Heinlein uses a pidgin form of English which has incorporated, amongst other languages, Russian words (and, I believe, grammar) and slang from, I think, non-American English speaking nations. Once again, I imagine that this is to illustrate the diversity of those transported to the colony. This technique is not unique to Heinlein, of course. I have covered novels which use pidgins and creoles which exist in the real world and have also made reference to other novels which invent their own variations of an imagined future English. Generally, I have enjoyed it when an author has employed this technique. Unfortunately, Mannie’s Luna-speak didn’t work particularly well for me, where Nadsat in A Clockwork Orange was evocative and fitted the world created by Burgess, I just felt it made Mannie sound a little more simple than I think he was supposed to be. This feeling came after the simplistic portrayal of the political ideas had really started to grate on me, so I may be being unfair on Heinlein here.
The other thing, which was even more distasteful was Heinlein’s dubious sexual politics in the novel. There are women in it though with the exception, perhaps, of Wyoh, they certainly are not in to the fore. The colony has a huge demographic problem. Men outnumber women by 2 to 1. This does give women a certain clout within society, but it’s (again) a childish reverence for them. They are almost worshipped, yes, but it’s for their baby-making abilities, rather than anything else. This is, oddly, despite Heinlein on the odd occasion going out of his way to make it clear that they (shock!) can be the equal of men. More troubling is an apparent predilection for young flesh – children are married into the polygamous relationships in their early years.

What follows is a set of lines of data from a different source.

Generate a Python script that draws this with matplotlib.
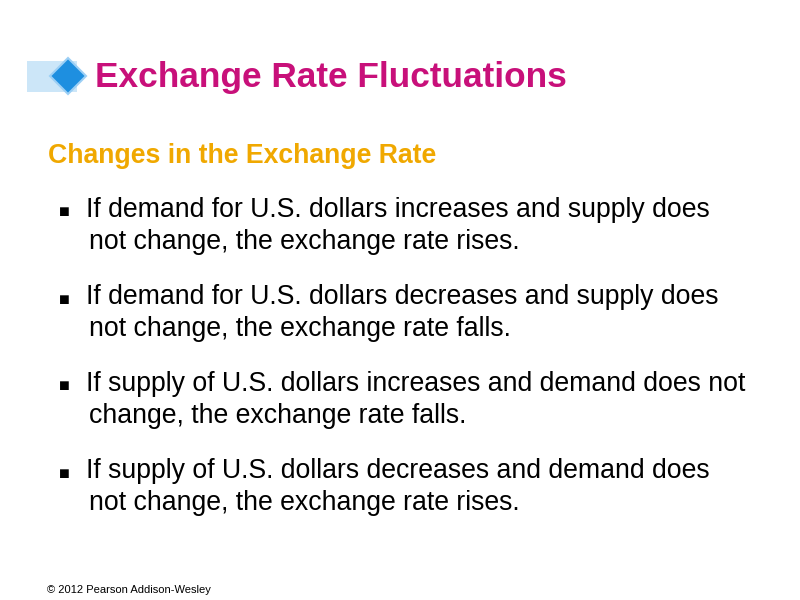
import matplotlib
matplotlib.use("Agg")
import matplotlib.pyplot as plt
from matplotlib.patches import Rectangle, Polygon

title = "Exchange Rate Fluctuations"
subtitle = "Changes in the Exchange Rate"
bullets = [
    ["If demand for U.S. dollars increases and supply does", "not change, the exchange rate rises."],
    ["If demand for U.S. dollars decreases and supply does", "not change, the exchange rate falls."],
    ["If supply of U.S. dollars increases and demand does not", "change, the exchange rate falls."],
    ["If supply of U.S. dollars decreases and demand does", "not change, the exchange rate rises."],
]
footer = "© 2012 Pearson Addison-Wesley"

plt.rcParams['font.family'] = ['Liberation Sans', 'DejaVu Sans']
fig = plt.figure(figsize=(8, 6), dpi=100)
ax = fig.add_axes([0, 0, 1, 1])
ax.set_xlim(0, 800)
ax.set_ylim(600, 0)
ax.axis('off')

ax.add_patch(Rectangle((27, 61), 50, 31, color='#CCE6F8', lw=0))
ax.add_patch(Polygon([(68, 58), (86, 76), (68, 94), (50, 76)], closed=True,
                     facecolor='#1E8FE0', edgecolor='#9CCFF5', lw=1.5))
ax.text(95, 77, title, fontsize=25.4, fontweight='bold', color='#C8107A', va='center')
ax.text(48, 156, subtitle, fontsize=19.2, fontweight='bold', color='#F0A800', va='center')

y0, dy, gap = 210, 32, 87
for i, (l1, l2) in enumerate(bullets):
    y = y0 + i * gap
    ax.text(59, y + 3, "■", fontsize=13, color='black', va='center')
    ax.text(86, y, l1, fontsize=19.2, color='black', va='center')
    ax.text(89, y + dy, l2, fontsize=19.2, color='black', va='center')

ax.text(47, 590, footer, fontsize=8, color='black', va='center')
fig.savefig("out.png", dpi=100)
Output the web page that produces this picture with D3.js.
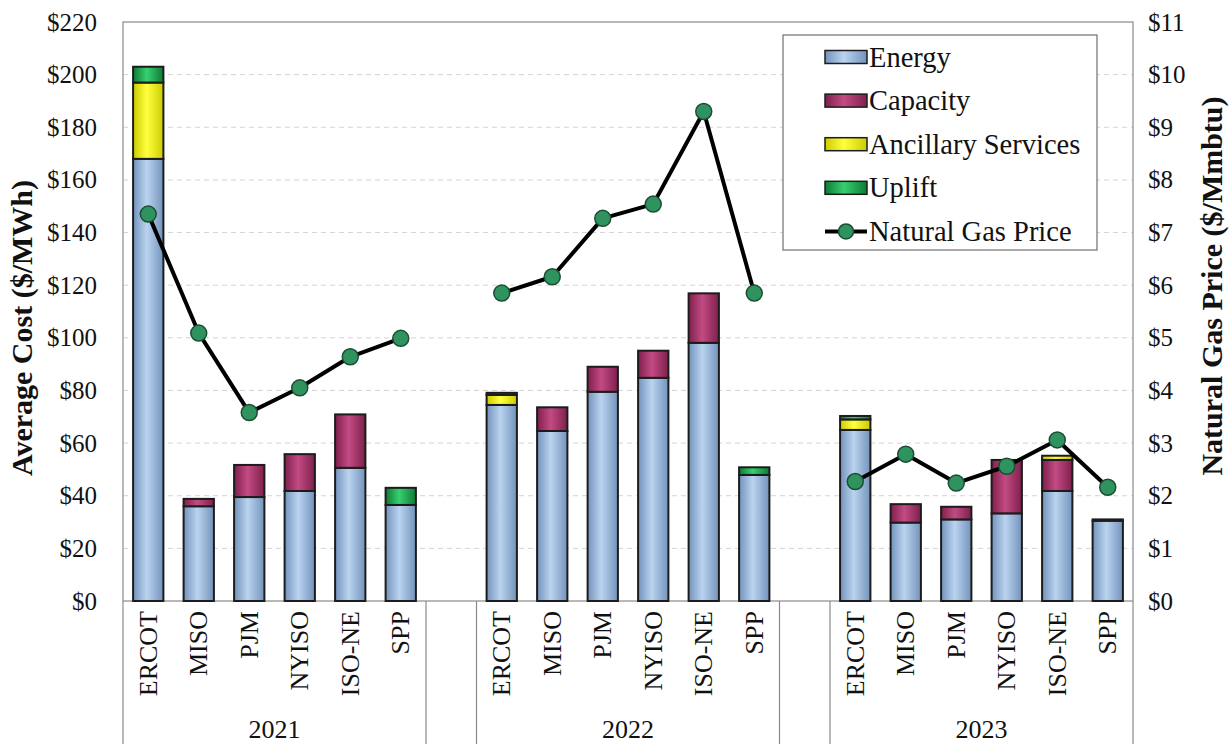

Before I read this, I was somewhat embarrassed that I was so unfamiliar with an author who was apparently so well-regarded by many of his contemporaries and fandom. Now… I’m not so sure that I should have been. I didn’t feel that this had any appreciable influence on any of the novels that I enjoy and hold in high esteem (not necessarily, I should stress, none). I’ve read a fair proportion of the novels included in the Gollancz SF Masterworks series and, bearing in mind that there are a number that one would really struggle to classify as being genuine Masterworks, this is probably my least favourite (thus far). I won’t be in any particular rush to read any more Heinlein novels.